Read any coverage of the Green Movement in Iran, watch the UKUncut flashmobs outside Oxford Street, or laugh at iPhone users bumping into lampposts in a failed attempt to walk and tweet, and you’ll see how Twitter is becoming a useful and important tool, for co-ordination and agitation as well as social communication.

With a 140-character limit, Twitter facilitates instantaneous conversation and commentary (and is a source of endless frustration, as your tweet will invariably be 143 characters long every time).


Counterfire has an automatic Twitter feed set up; anything on the website is immediately tweeted out from the account @counterfireorg. It’s imperative that articles are widely retweeted; every article on the site has a green ‘retweet’ button at the top. As with Facebook, simply pushing the button won’t get you too far. Adding a short comment, or tagging a friend (by placing an @ before their username, which makes your tweet appear in their feed), pushes the article into people’s attention span in a serious way, like the example below;



Hashtags are, essentially, virtual sorting categories; click on one and it’ll take you to every tweet in the whole wide world of Twitterland that includes it.

Many hashtags reside in the land of massively useless internet-based gossip; for example #xfactor, to provide a running commentary on a dying TV show. However, they’ve also been hugely practical in the past month; #demo2010 has provided commentary on and advertised events to the student movement, as well as helping people on demonstrations avoid the police (by tweeting, for example, “police on left hand side of Oxford Circus, head back other way #demo2010”.

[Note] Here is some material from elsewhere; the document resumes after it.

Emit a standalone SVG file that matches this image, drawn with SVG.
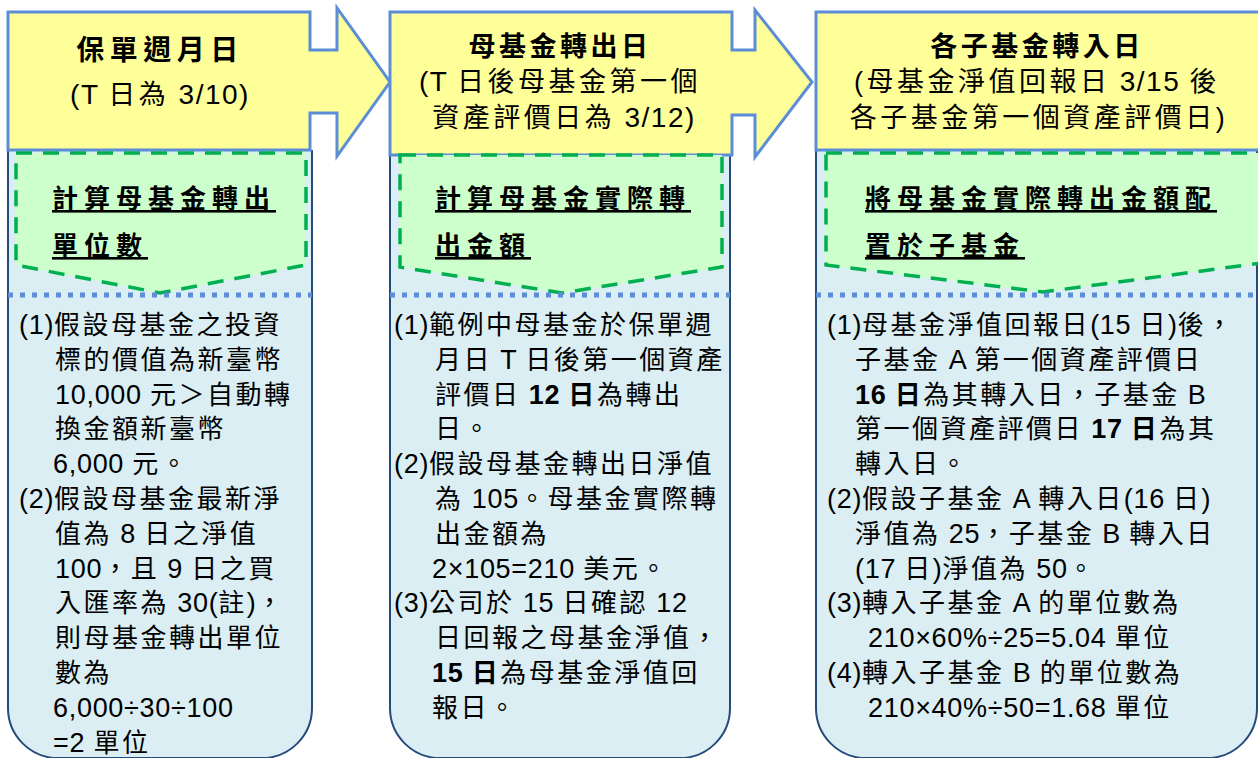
<svg xmlns="http://www.w3.org/2000/svg" width="1258" height="758" viewBox="0 0 1258 758">
<defs>
<style>
.cont{fill:#daeef3;stroke:#254a7c;stroke-width:2}
.head{fill:#ffff99;stroke:#5b8ed6;stroke-width:3;stroke-linejoin:miter}
.chev{fill:#ccffcc;stroke:#00b050;stroke-width:3.5;stroke-dasharray:16 11}
.dots{stroke:#5b8ed6;stroke-width:5;stroke-dasharray:5 7;fill:none}
text{font-family:"Liberation Sans","Noto Sans CJK TC",sans-serif;fill:#000}
.h1{font-size:27px;font-weight:bold;letter-spacing:3.5px;text-anchor:middle}
.h2{font-size:27px;letter-spacing:3.5px;text-anchor:middle}
.hl{font-size:28px;letter-spacing:1.5px}
.g{font-size:26px;font-weight:bold;letter-spacing:6px;text-decoration:underline}
.b{font-size:26px;letter-spacing:2.5px}
.l{font-size:27px;letter-spacing:0.7px}
.bb{font-weight:bold}
</style>
</defs>

<g id="node-policy-day">
<path class="cont" d="M8,150 V708 A50,50 0 0 0 58,758 H262 A50,50 0 0 0 312,708 V150"/>
<polygon class="head" points="8,12 310,12 310,50 337,50 337,8 390,82 337,156 337,113 310,113 310,150 8,150"/>
<polygon class="chev" points="16,153 306,153 306,265 160,293 16,265"/>
<line class="dots" x1="8" y1="295" x2="312" y2="295"/>
<text class="h1" x="160" y="60" style="font-size:28px;letter-spacing:5.5px">保單週月日</text>
<text class="h2" x="160" y="104"><tspan class="hl">(T </tspan>日為<tspan class="hl"> 3/10)</tspan></text>
<text class="g" x="52" y="208">計算母基金轉出</text>
<text class="g" x="52" y="255">單位數</text>
<text class="b">
<tspan x="19" y="334"><tspan class="l">(1)</tspan>假設母基金之投資</tspan>
<tspan x="55" y="368.8">標的價值為新臺幣</tspan>
<tspan x="55" y="403.6"><tspan class="l">10,000 </tspan>元＞自動轉</tspan>
<tspan x="55" y="438.4">換金額新臺幣</tspan>
<tspan x="53" y="473.2"><tspan class="l">6,000 </tspan>元。</tspan>
<tspan x="19" y="508"><tspan class="l">(2)</tspan>假設母基金最新淨</tspan>
<tspan x="55" y="542.8">值為<tspan class="l"> 8 </tspan>日之淨值</tspan>
<tspan x="55" y="577.6"><tspan class="l">100</tspan>，且<tspan class="l"> 9 </tspan>日之買</tspan>
<tspan x="55" y="612.4">入匯率為<tspan class="l"> 30(</tspan>註<tspan class="l">)</tspan>，</tspan>
<tspan x="55" y="647.2">則母基金轉出單位</tspan>
<tspan x="55" y="682">數為</tspan>
<tspan x="53" y="716.8" class="l">6,000÷30÷100</tspan>
<tspan x="53" y="751.6"><tspan class="l">=2 </tspan>單位</tspan>
</text>
</g>

<g id="node-parent-out-day">
<path class="cont" d="M390,150 V708 A50,50 0 0 0 440,758 H680 A50,50 0 0 0 730,708 V150"/>
<polygon class="head" points="390,12 732,12 732,50 755,50 755,10 812,82 755,157 755,115 732,115 732,155 390,155"/>
<polygon class="chev" points="400,155 722,155 722,267 562,293 400,267"/>
<line class="dots" x1="390" y1="295" x2="730" y2="295"/>
<text class="h1" x="560" y="56">母基金轉出日</text>
<text class="h2" x="560" y="91"><tspan class="hl">(T </tspan>日後母基金第一個</text>
<text class="h2" x="564" y="127">資產評價日為<tspan class="hl"> 3/12)</tspan></text>
<text class="g" x="435" y="208">計算母基金實際轉</text>
<text class="g" x="435" y="255">出金額</text>
<text class="b">
<tspan x="394" y="334"><tspan class="l">(1)</tspan>範例中母基金於保單週</tspan>
<tspan x="435" y="368.8">月日<tspan class="l"> T </tspan>日後第一個資產</tspan>
<tspan x="435" y="403.6">評價日<tspan class="l bb"> 12 </tspan><tspan class="bb">日</tspan>為轉出</tspan>
<tspan x="435" y="438.4">日。</tspan>
<tspan x="394" y="473.2"><tspan class="l">(2)</tspan>假設母基金轉出日淨值</tspan>
<tspan x="435" y="508">為<tspan class="l"> 105</tspan>。母基金實際轉</tspan>
<tspan x="435" y="542.8">出金額為</tspan>
<tspan x="432" y="577.6"><tspan class="l">2×105=210 </tspan>美元。</tspan>
<tspan x="394" y="612.4"><tspan class="l">(3)</tspan>公司於<tspan class="l"> 15 </tspan>日確認<tspan class="l"> 12</tspan></tspan>
<tspan x="435" y="647.2">日回報之母基金淨值，</tspan>
<tspan x="432" y="682"><tspan class="l bb">15 </tspan><tspan class="bb">日</tspan>為母基金淨值回</tspan>
<tspan x="432" y="716.8">報日。</tspan>
</text>
</g>

<g id="node-child-in-day">
<path class="cont" d="M816,150 V708 A50,50 0 0 0 866,758 H1207 A50,50 0 0 0 1257,708 V150"/>
<rect class="head" x="816" y="12" width="450" height="138"/>
<polygon class="chev" points="826,153 1262,153 1262,263 1043,292 826,265"/>
<line class="dots" x1="816" y1="295" x2="1258" y2="295"/>
<text class="h1" x="1037" y="56">各子基金轉入日</text>
<text class="h2" x="1037" y="91">(母基金淨值回報日<tspan class="hl"> 3/15 </tspan>後</text>
<text class="h2" x="1039" y="127">各子基金第一個資產評價日)</text>
<text class="g" x="865" y="208">將母基金實際轉出金額配</text>
<text class="g" x="865" y="255">置於子基金</text>
<text class="b">
<tspan x="827" y="334"><tspan class="l">(1)</tspan>母基金淨值回報日<tspan class="l">(15 </tspan>日<tspan class="l">)</tspan>後，</tspan>
<tspan x="855" y="368.8">子基金<tspan class="l"> A </tspan>第一個資產評價日</tspan>
<tspan x="855" y="403.6"><tspan class="l bb">16 </tspan><tspan class="bb">日</tspan>為其轉入日，子基金<tspan class="l"> B</tspan></tspan>
<tspan x="855" y="438.4">第一個資產評價日<tspan class="l bb"> 17 </tspan><tspan class="bb">日</tspan>為其</tspan>
<tspan x="855" y="473.2">轉入日。</tspan>
<tspan x="827" y="508"><tspan class="l">(2)</tspan>假設子基金<tspan class="l"> A </tspan>轉入日<tspan class="l">(16 </tspan>日<tspan class="l">)</tspan></tspan>
<tspan x="855" y="542.8">淨值為<tspan class="l"> 25</tspan>，子基金<tspan class="l"> B </tspan>轉入日</tspan>
<tspan x="855" y="577.6"><tspan class="l">(17 </tspan>日<tspan class="l">)</tspan>淨值為<tspan class="l"> 50</tspan>。</tspan>
<tspan x="827" y="612.4"><tspan class="l">(3)</tspan>轉入子基金<tspan class="l"> A </tspan>的單位數為</tspan>
<tspan x="868" y="647.2"><tspan class="l">210×60%÷25=5.04 </tspan>單位</tspan>
<tspan x="827" y="682"><tspan class="l">(4)</tspan>轉入子基金<tspan class="l"> B </tspan>的單位數為</tspan>
<tspan x="868" y="716.8"><tspan class="l">210×40%÷50=1.68 </tspan>單位</tspan>
</text>
</g>

<g id="connectors"></g>
</svg>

The best way to make use of hashtags is to look at what’s ‘trending’; that is, what the most popular hashtags are at the time. If possible, try and use one in your tweet; that way potentially thousands of people will see it.

Writing content

Of course, all these tips are useless if we don’t have a steady flow of news, opinion and theory coming in to the site to repost and retweet. The advantage of a website is that we can respond to events immediately, and articles don’t need to be long or laboured over; if you’ve got an interesting snippet of news, then a few snappy paragraphs is fantastic. We can also use different formats like video, so if you’re at a demonstration, use your camera phone to send in an interview with a fellow protestor or an inspiring picture. Any type of content is welcome, whether it’s a video report from a picket line or a Marxist analysis of waitressing; get writing, get filming and get contributing!